Tensions were anyway likely. Much of the Chapter, and of the place’s ethos, was conservative; the new Dean was a liberal. He had come to believe that the vocation of these great churches was as spaces where a variety of people could worship and pray more or less on their own terms. He had no problem with women priests, co-operation with other denominations or faiths, services for Freemasons or fans of rock music, or the idea that canon and deans should hold their jobs by leasehold rather than freehold.
But even a rigid defender of the old order could not have remained inactive. Financially, the cathedral had been believed to breaking even. In his second summer, Dean Beeson learnt that the accounts showed a deepening deficit. In addition, the building needed expensive repair, and the cathedral’s fine music was shakily endowed. He approved the launch, in July 1990, of an appeal for £7 million.
He chafed at a dean’s limited authority within the chapter, and at the difficulty of forming individualist canons into a team that could press towards agreed goals. A visitors’ centre, provided for in the appeal, was a particular occasion of foot-dragging. But he found to his surprise that he enjoyed money-raising; and in sermons and speeches he continued to proclaim the gospel while he did it.
His achievements stand as his first memorial. The appeal, with first-class lay leadership, to which he always paid tribute, succeeded within three years. In consequence, the biggest restoration programme since before the First World War was put in hand, the choral tradition was made safe, and the visitors’ centre was duly built.
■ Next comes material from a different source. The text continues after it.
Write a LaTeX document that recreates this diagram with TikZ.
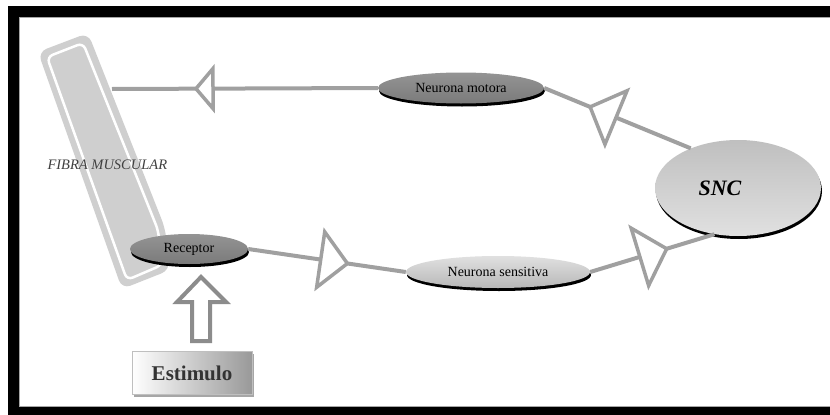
\documentclass[tikz,border=0pt]{standalone}
\usepackage{fontspec}
\setmainfont{Liberation Serif}
\usetikzlibrary{shapes.geometric,shadows,positioning}

\definecolor{nervegray}{RGB}{160,160,160}
\definecolor{fibregray}{RGB}{207,207,207}

\tikzset{
  pics/synapse/.style 2 args={code={
    \draw[syn] (0,-#2) -- (#1,0) -- (0,#2) -- cycle;}}
}

\begin{document}
\begin{tikzpicture}[x=1pt,y=-1pt,
  nerve/.style={draw=nervegray,line width=4pt},
  syn/.style={draw=nervegray,line width=3.5pt,fill=white,line join=miter},
  cell/.style={ellipse,inner sep=0pt,font=\fontsize{14}{16}\selectfont,
    drop shadow={shadow xshift=1pt,shadow yshift=-3pt,fill=black,opacity=1}},
  darkcell/.style={cell,top color=black!42,middle color=black!15,bottom color=black!52},
  lightcell/.style={cell,top color=black!12,middle color=black!3,bottom color=black!28},
  snccell/.style={cell,top color=black!25,middle color=black!38,bottom color=black!12},
  stimbox/.style={rectangle,draw=black!25,left color=white,right color=black!40,
    text=black!80,font=\bfseries\fontsize{21}{24}\selectfont,
    drop shadow={shadow xshift=2pt,shadow yshift=-2pt,fill=black!35,opacity=1}}]

\useasboundingbox (0,0) rectangle (830,415);
% frame
\fill[white] (0,0) rectangle (830,415);
\fill[black] (8,6) rectangle (830,415);
\fill[white] (19,17) rectangle (830,406);
\draw[black!35,line width=0.8pt] (830,17) -- (19,17) -- (19,406) -- (830,406);

% fibra muscular
\fill[fibregray,rounded corners=9pt] (38,52) -- (88,33) -- (165,228) -- (170,270) -- (122,289) -- cycle;
\draw[white,line width=2.5pt,rounded corners=6pt] (47,57) -- (83,43) -- (158,230) -- (162,265) -- (127,280) -- cycle;
\node[anchor=west,text=black!75,font=\itshape\fontsize{14.5}{16}\selectfont] (fibra) at (44,165) {FIBRA MUSCULAR};
\coordinate (fibre) at (112,89);

% celulas
\node[darkcell,minimum width=166pt,minimum height=31pt] (motora) at (461,88) {Neurona motora};
\node[darkcell,minimum width=118pt,minimum height=30pt] (receptor) at (189,249) {Receptor};
\node[lightcell,minimum width=184pt,minimum height=32pt] (sensitiva) at (498,272) {Neurona sensitiva};
\node[snccell,minimum width=166pt,minimum height=96pt,
  font=\bfseries\itshape\fontsize{22}{24}\selectfont] (snc) at (738,188) {SNC\hspace*{36pt}};
\node[stimbox,minimum width=120pt,minimum height=43pt] (estimulo) at (192,373) {Estimulo};

% vias
\foreach \a/\b/\p/\d/\w in {snc.140/motora.east/0.51/28/29,
    motora.west/fibre/0.62/17/20,
    receptor.east/sensitiva.west/0.46/27/28,
    sensitiva.east/snc.243/0.40/28/30}{
  \draw[nerve] (\a) -- (\b);
  \path (\a) -- pic[pos=\p,sloped,allow upside down]{synapse={\d}{\w}} (\b);
}

% estimulo
\draw[black!45,line width=4pt,line join=miter] (192,341) -- (192,302) -- (177,302) -- (201,277)
  -- (226,302) -- (210,302) -- (210,341) -- cycle;
\end{tikzpicture}
\end{document}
Its opening by Queen Elizabeth II and Prince Philip became the climax to the cheerful 900th-anniversary celebrations; it proved handsome and useful.
Besides all that, Dean Beeson put the cathedral’s day-to-day finances back into credit by reluctantly approving a system that made visitors opt out of an entrance contribution instead of opting in. He presided over an increase in the cathedral’s holding of modern works of art. He maintained civilised relations with his bishop, Colin James. And, in A Dean’s Diary, he wrote a book, which, though it raised one or two eyebrows at that time, described in level tones what the late-20th-century opportunities and problems of a great cathedral really were. He had not lost his truthful touch as a reporter.
He remained energetic to the end of his mandate. At the age of 68, in a last-wicket stand for a Dean and Chapter XI against the choristers, he hit the four that broke tradition by winning the match.
The sorrow of his time at Winchester was his wife’s descent into Alzheimer’s. He and Jo Cope had married in 1950. She had been the loved and hospitable mistress of their successive homes; at Winchester, she had put energy and money into furnishing the enormous deanery. She began to fail in 1994. Her husband took over the shopping and cooking, and visited her twice daily after she was institutionalised in 1996. He drew what comfort he could from her seeming happy still. She died in 1997.
He himself (appointed OBE that same year) had retired within the diocese to Romsey, where he wrote regularly for the diocesan newspaper. Several further books appeared, including Rebels and Reformers: Christian renewal in the twentieth century, The Canons: Cathedral close encounters, The Church’s Folk Songs: From “Hymns Ancient & Modern” to “Common Praise” 1861-2011, and The Church’s Other Half: Women’s ministry.
The Beesons are survived by two daughters.